Bárbara tenía una vida, dos hijas, un exmarido y algún que otro problema para llegar a fin de mes. O sea, lo normal. Ahora ya no tiene nada más que lo último, porque su exmarido se ocupó de arrebatarle todo lo demás. Sucedió de la manera más cruel que se pueda imaginar, de una forma tan macabra que como guión de una película resultaría poco creíble. Por exceso. Aprovechó la visita semanal estipulada por el juez para matar a las niñas, sus niñas, de 7 y 9 años. Lo hizo a golpes y con una barra de hierro que, antes, se ocupó de envolver en papel de regalo para que las pequeñas no sospechasen. Era el cumpleaños de una de ellas.
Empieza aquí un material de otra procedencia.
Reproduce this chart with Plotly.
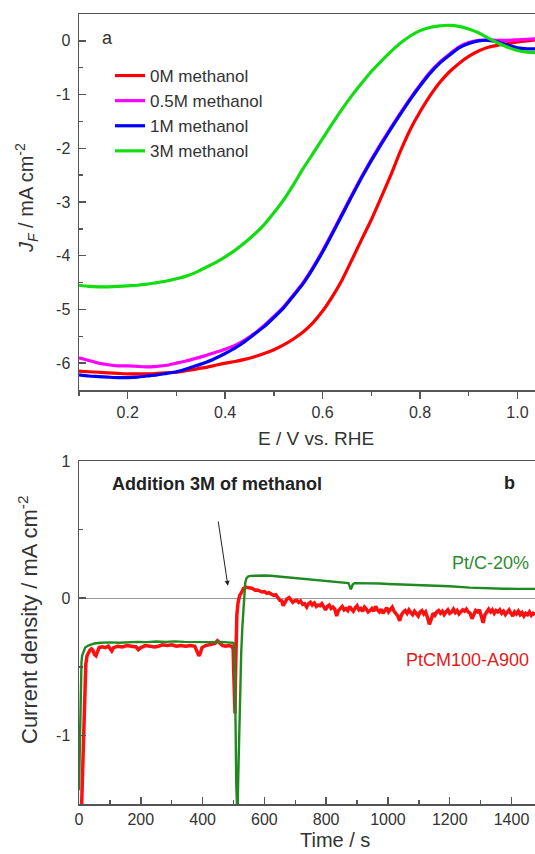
import plotly.graph_objects as go

# ---------------- Panel a : LSV curves ----------------
E = [0.10, 0.12, 0.14, 0.16, 0.18, 0.20, 0.22, 0.24, 0.26, 0.28,
     0.30, 0.32, 0.34, 0.36, 0.38, 0.40, 0.42, 0.44, 0.46, 0.48,
     0.50, 0.52, 0.54, 0.56, 0.58, 0.60, 0.62, 0.64, 0.66, 0.68,
     0.70, 0.72, 0.74, 0.76, 0.78, 0.80, 0.82, 0.84, 0.86, 0.88,
     0.90, 0.92, 0.94, 0.96, 0.98, 1.00, 1.02, 1.04]

j_0M = [-6.15, -6.16, -6.17, -6.18, -6.19, -6.20, -6.20, -6.20, -6.19, -6.18,
        -6.17, -6.14, -6.11, -6.08, -6.04, -6.00, -5.97, -5.93, -5.88, -5.82,
        -5.75, -5.66, -5.55, -5.42, -5.25, -5.03, -4.76, -4.45, -4.08, -3.70,
        -3.33, -2.92, -2.50, -2.05, -1.65, -1.32, -1.03, -0.78, -0.58, -0.42,
        -0.29, -0.19, -0.12, -0.08, -0.05, -0.02, 0.00, 0.02]

j_05M = [-5.90, -5.95, -6.00, -6.03, -6.05, -6.05, -6.06, -6.07, -6.06, -6.04,
         -6.00, -5.96, -5.91, -5.86, -5.80, -5.74, -5.67, -5.57, -5.45, -5.30,
         -5.13, -4.95, -4.73, -4.50, -4.22, -3.91, -3.57, -3.22, -2.87, -2.53,
         -2.21, -1.91, -1.62, -1.34, -1.07, -0.82, -0.59, -0.40, -0.25, -0.11,
         -0.03, 0.01, 0.02, 0.01, 0.01, 0.02, 0.03, 0.04]

j_1M = [-6.22, -6.24, -6.25, -6.26, -6.27, -6.27, -6.26, -6.24, -6.22, -6.19,
        -6.16, -6.11, -6.05, -5.99, -5.91, -5.82, -5.72, -5.60, -5.46, -5.32,
        -5.15, -4.97, -4.75, -4.52, -4.24, -3.93, -3.59, -3.24, -2.89, -2.55,
        -2.23, -1.93, -1.64, -1.36, -1.09, -0.84, -0.61, -0.42, -0.27, -0.13,
        -0.05, 0.00, 0.01, -0.02, -0.08, -0.13, -0.15, -0.15]

j_3M = [-4.55, -4.57, -4.58, -4.58, -4.57, -4.56, -4.55, -4.53, -4.50, -4.47,
        -4.43, -4.38, -4.31, -4.22, -4.13, -4.02, -3.90, -3.76, -3.60, -3.42,
        -3.20, -2.96, -2.68, -2.38, -2.10, -1.82, -1.54, -1.27, -1.02, -0.79,
        -0.57, -0.38, -0.20, -0.04, 0.09, 0.19, 0.25, 0.28, 0.29, 0.27,
        0.22, 0.15, 0.05, -0.04, -0.12, -0.18, -0.21, -0.22]

series_a_names = ["0M methanol", "0.5M methanol", "1M methanol", "3M methanol"]
series_a_colors = ["#ff0000", "#ff00ff", "#0000ff", "#11dd11"]

a_xticks = [0.2, 0.4, 0.6, 0.8, 1.0]
a_xticktext = ["0.2", "0.4", "0.6", "0.8", "1.0"]
a_yticks = [0, -1, -2, -3, -4, -5, -6]
a_yticktext = ["0", "-1", "-2", "-3", "-4", "-5", "-6"]

# ---------------- Panel b : chronoamperometry ----------------
ptc_t = [0, 2, 4, 6, 8, 10, 15, 20, 30, 40, 50, 70, 100, 130, 160, 190, 220, 250,
         280, 310, 340, 370, 400, 430, 460, 490, 500, 503, 505, 507, 509, 511, 513,
         515, 518, 521, 525, 529, 532, 535, 538, 542, 547, 555, 570, 600, 620, 660,
         700, 726, 760, 800, 834, 860, 872, 876, 879, 882, 886, 892, 920, 942, 974,
         1000, 1050, 1100, 1157, 1200, 1265, 1300, 1373, 1420, 1476]
ptc_j = [-1.40, -1.10, -0.80, -0.58, -0.47, -0.42, -0.38, -0.36, -0.345, -0.335,
         -0.33, -0.325, -0.322, -0.325, -0.32, -0.318, -0.32, -0.316, -0.318, -0.315,
         -0.318, -0.32, -0.317, -0.32, -0.318, -0.32, -0.325, -0.36, -0.55, -0.95,
         -1.35, -1.62, -1.62, -1.35, -0.98, -0.69, -0.40, -0.20, -0.09, 0.04,
         0.11, 0.145, 0.158, 0.163, 0.165, 0.165, 0.164, 0.155, 0.147, 0.141,
         0.133, 0.124, 0.116, 0.112, 0.110, 0.090, 0.065, 0.075, 0.100, 0.110,
         0.110, 0.109, 0.107, 0.104, 0.100, 0.096, 0.092, 0.087, 0.077, 0.073,
         0.069, 0.068, 0.068]

ptcm_t = [6, 9, 12, 15, 18, 22, 26, 30, 35, 40, 45, 50, 55, 60, 65, 75, 85, 95, 100,
          106, 112, 125, 140, 155, 170, 185, 192, 200, 215, 230, 245, 257, 270, 285,
          300, 315, 330, 345, 360, 375, 382, 388, 393, 398, 410, 425, 440, 448, 455,
          465, 475, 485, 495, 499, 501, 503, 505, 506, 508, 511, 515, 520, 526, 532,
          540, 548, 555, 562, 570, 578, 585, 592, 600, 608, 615, 622, 630, 637, 644,
          650, 656, 661, 667, 673, 680, 686, 692, 698, 705, 711, 717, 724, 730, 737,
          743, 749, 755, 762, 768, 774, 780, 786, 792, 798, 804, 810, 816, 822, 828,
          834, 840, 846, 852, 858, 864, 870, 876, 882, 888, 894, 900, 906, 912, 918,
          924, 930, 936, 942, 948, 954, 960, 966, 972, 978, 984, 990, 996, 1002, 1008,
          1014, 1020, 1026, 1032, 1038, 1044, 1050, 1056, 1062, 1068, 1074, 1080, 1086,
          1092, 1098, 1104, 1110, 1116, 1122, 1128, 1134, 1140, 1146, 1152, 1158, 1164,
          1170, 1176, 1182, 1188, 1194, 1200, 1206, 1212, 1218, 1224, 1230, 1236, 1242,
          1248, 1254, 1260, 1266, 1272, 1278, 1284, 1290, 1296, 1302, 1308, 1314, 1320,
          1326, 1332, 1338, 1344, 1350, 1356, 1362, 1368, 1374, 1380, 1386, 1392, 1398,
          1404, 1410, 1416, 1422, 1428, 1434, 1440, 1446, 1452, 1458, 1464, 1470, 1476]
ptcm_j = [-1.70, -1.45, -1.10, -0.85, -0.62, -0.48, -0.42, -0.40, -0.38, -0.37,
          -0.38, -0.41, -0.42, -0.39, -0.36, -0.355, -0.36, -0.35, -0.365, -0.385,
          -0.36, -0.35, -0.355, -0.345, -0.35, -0.355, -0.375, -0.36, -0.345, -0.35,
          -0.355, -0.35, -0.34, -0.345, -0.34, -0.35, -0.345, -0.35, -0.345, -0.35,
          -0.39, -0.42, -0.40, -0.36, -0.345, -0.34, -0.33, -0.31, -0.325, -0.345,
          -0.35, -0.345, -0.35, -0.37, -0.55, -0.75, -0.84, -0.60, -0.25, -0.12,
          -0.03, 0.02, 0.04, 0.07, 0.08, 0.08, 0.075, 0.07, 0.058, 0.06,
          0.052, 0.045, 0.048, 0.035, 0.04, 0.028, 0.02, 0.025, 0.0, -0.015,
          -0.02, -0.055, -0.03, -0.005, 0.005, -0.01, -0.03, -0.02, -0.015, -0.03,
          -0.02, -0.045, -0.04, -0.065, -0.04, -0.03, -0.05, -0.035, -0.06, -0.05,
          -0.055, -0.04, -0.07, -0.085, -0.06, -0.05, -0.075, -0.065, -0.08, -0.13,
          -0.09, -0.07, -0.06, -0.085, -0.075, -0.09, -0.06, -0.08, -0.095, -0.07,
          -0.055, -0.085, -0.075, -0.095, -0.065, -0.08, -0.10, -0.09, -0.075, -0.095,
          -0.06, -0.085, -0.10, -0.08, -0.11, -0.09, -0.07, -0.10, -0.085, -0.065,
          -0.095, -0.11, -0.13, -0.165, -0.12, -0.10, -0.09, -0.11, -0.085, -0.105,
          -0.12, -0.095, -0.11, -0.13, -0.10, -0.09, -0.115, -0.10, -0.14, -0.19,
          -0.155, -0.11, -0.125, -0.10, -0.09, -0.11, -0.095, -0.12, -0.10, -0.085,
          -0.11, -0.10, -0.08, -0.105, -0.09, -0.115, -0.10, -0.085, -0.095, -0.08,
          -0.10, -0.11, -0.15, -0.12, -0.09, -0.10, -0.085, -0.13, -0.18, -0.12,
          -0.095, -0.08, -0.10, -0.085, -0.11, -0.09, -0.10, -0.085, -0.11, -0.095,
          -0.12, -0.10, -0.085, -0.11, -0.13, -0.10, -0.115, -0.095, -0.12, -0.105,
          -0.13, -0.11, -0.12, -0.10, -0.125, -0.11, -0.12]

b_xticks = [0, 200, 400, 600, 800, 1000, 1200, 1400]
b_xticktext = ["0", "200", "400", "600", "800", "1000", "1200", "1400"]
b_yticks = [-1, 0, 1]
b_yticktext = ["-1", "0", "1"]

# ---------------- figure ----------------
W, H = 535, 854
FONT = "Arial, Liberation Sans, sans-serif"
AX = "#555555"
TXT = "#333333"

def px(xp):
    return xp / W

def py(yp):
    return 1 - yp / H

fig = go.Figure()

for name, color, ys in zip(series_a_names, series_a_colors, [j_0M, j_05M, j_1M, j_3M]):
    fig.add_trace(go.Scatter(x=E, y=ys, mode="lines", name=name,
                             line=dict(color=color, width=3.2, shape="spline", smoothing=0.6),
                             xaxis="x", yaxis="y"))

fig.add_trace(go.Scatter(x=ptcm_t, y=ptcm_j, mode="lines", name="PtCM100-A900",
                         line=dict(color="#ff1010", width=3.5), showlegend=False,
                         xaxis="x2", yaxis="y2"))
fig.add_trace(go.Scatter(x=ptc_t, y=ptc_j, mode="lines", name="Pt/C-20%",
                         line=dict(color="#1f8a1f", width=2.4), showlegend=False,
                         xaxis="x2", yaxis="y2"))

common = dict(showgrid=False, showline=True, linecolor=AX, linewidth=1.5,
              tickcolor=AX, tickwidth=1.5, ticklen=7, automargin=False,
              tickfont=dict(family=FONT, size=16, color=TXT))

fig.update_layout(
    template="none",
    width=W, height=H,
    margin=dict(l=0, r=0, t=0, b=0, pad=0, autoexpand=False),
    paper_bgcolor="white", plot_bgcolor="white",
    font=dict(family=FONT, color=TXT),
    hovermode=False,
    xaxis=dict(domain=[px(79), 1.0], anchor="y", range=[0.1, 1.036],
               tickvals=a_xticks, ticktext=a_xticktext, ticks="outside", mirror=True,
               minor=dict(ticks="outside", ticklen=4, dtick=0.1, tick0=0.1,
                          tickcolor=AX, tickwidth=1.5),
               zeroline=False, **common),
    yaxis=dict(domain=[py(390), py(14)], anchor="x", range=[-6.5, 0.5],
               tickvals=a_yticks, ticktext=a_yticktext, ticks="inside",
               ticklabelstandoff=4,
               minor=dict(ticks="inside", ticklen=4, dtick=0.5, tick0=0,
                          tickcolor=AX, tickwidth=1.5),
               zeroline=False, **common),
    xaxis2=dict(domain=[px(79), 1.0], anchor="y2", range=[0, 1476],
                tickvals=b_xticks, ticktext=b_xticktext, ticks="inside", mirror=True,
                minor=dict(ticks="inside", ticklen=4, dtick=100, tick0=0,
                           tickcolor=AX, tickwidth=1.5),
                zeroline=False, **common),
    yaxis2=dict(domain=[py(804), py(461)], anchor="x2", range=[-1.5, 1.0],
                tickvals=b_yticks, ticktext=b_yticktext, ticks="inside",
                ticklabelstandoff=4,
                minor=dict(ticks="inside", ticklen=4, dtick=0.5, tick0=0,
                           tickcolor=AX, tickwidth=1.5),
                zeroline=True, zerolinecolor="#999999", zerolinewidth=1, **common),
    legend=dict(x=px(110), y=py(58), xanchor="left", yanchor="top",
                bgcolor="rgba(0,0,0,0)", borderwidth=0,
                font=dict(family=FONT, size=17, color=TXT),
                tracegroupgap=0),
    showlegend=True,
)

ann = [
    dict(text="a", x=px(107), y=py(38), font=dict(size=18)),
    dict(text="E / V vs. RHE", x=px(316), y=py(438), font=dict(size=19)),
    dict(text="<i>J</i><sub><i>F</i></sub> / mA cm<sup>-2</sup>", x=px(26), y=py(198),
         font=dict(size=20), textangle=-90),
    dict(text="<b>Addition 3M of methanol</b>", x=px(110), y=py(484), xanchor="left",
         font=dict(size=18, color="#222222")),
    dict(text="<b>b</b>", x=px(509), y=py(483), font=dict(size=18, color="#222222")),
    dict(text="Pt/C-20%", x=px(531), y=py(563), xanchor="right",
         font=dict(size=18, color="#2e8b2e")),
    dict(text="PtCM100-A900", x=px(531), y=py(660), xanchor="right",
         font=dict(size=18, color="#e41a1a")),
    dict(text="Time / s", x=px(335), y=py(840), font=dict(size=20)),
    dict(text="Current density / mA cm<sup>-2</sup>", x=px(28), y=py(620),
         font=dict(size=22), textangle=-90),
]
annotations = []
for a in ann:
    d = dict(xref="paper", yref="paper", showarrow=False,
             xanchor=a.get("xanchor", "center"), yanchor="middle")
    f = dict(family=FONT, color=TXT)
    f.update(a.pop("font"))
    a.pop("xanchor", None)
    d.update(a)
    d["font"] = f
    annotations.append(d)

annotations.append(dict(x=482, y=0.09, xref="x2", yref="y2", ax=450, ay=0.57,
                        axref="x2", ayref="y2", text="", showarrow=True,
                        arrowhead=2, arrowsize=1, arrowwidth=1, arrowcolor="#222222"))
fig.update_layout(annotations=annotations)

fig.write_html("out.html",
               config={"displayModeBar": False, "staticPlot": True},
               post_script="document.body.style.margin='0px';"
                           "document.body.style.overflow='hidden';")
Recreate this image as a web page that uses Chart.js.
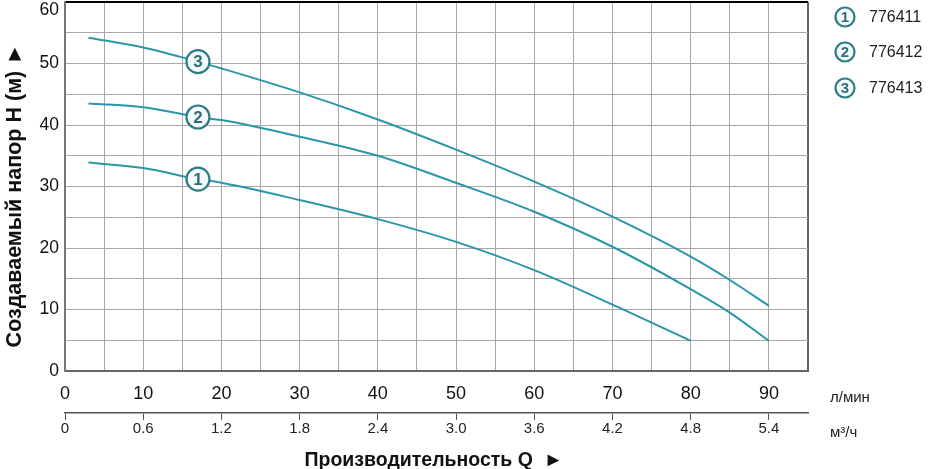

No habrá más.
Fue el 27 de noviembre de 2014. Ha pasado un año y Bárbara, sin hijas, sin vida, tiene un trabajo de mierda, de esos que ahora se llaman ‘precarios’, y ni una ayuda pública. Sólo una administración se ha acordado de ella en todo este tiempo, fue el Ayuntamiento de Cudillero y fue para pedirle que se hiciera cargo de los gastos de enterrar al asesino, que, claro, muy valientemente, se suicidó tirándose por un viaducto.
Bárbara ya no tiene nada que perder. Con Amets y Sara se fue todo. Nosotros, todos nosotros, dejándola a su suerte, sí. Lo que le pasó a Bárbara es como mínimo una negligencia que nos tenemos que apuntar como sociedad. Que un tipo capaz de coger una barra de hierro, envolverla en papel de regalo y matar con ella a sus hijas, tenga la oportunidad de hacerlo nos debería hacer pensar que algo falla. Y no hablo de justicia preventiva, solo de justicia. Por Amets y por Sara ya no se puede hacer nada. Por Bárbara sí. Y por muchas otras. Demasiadas.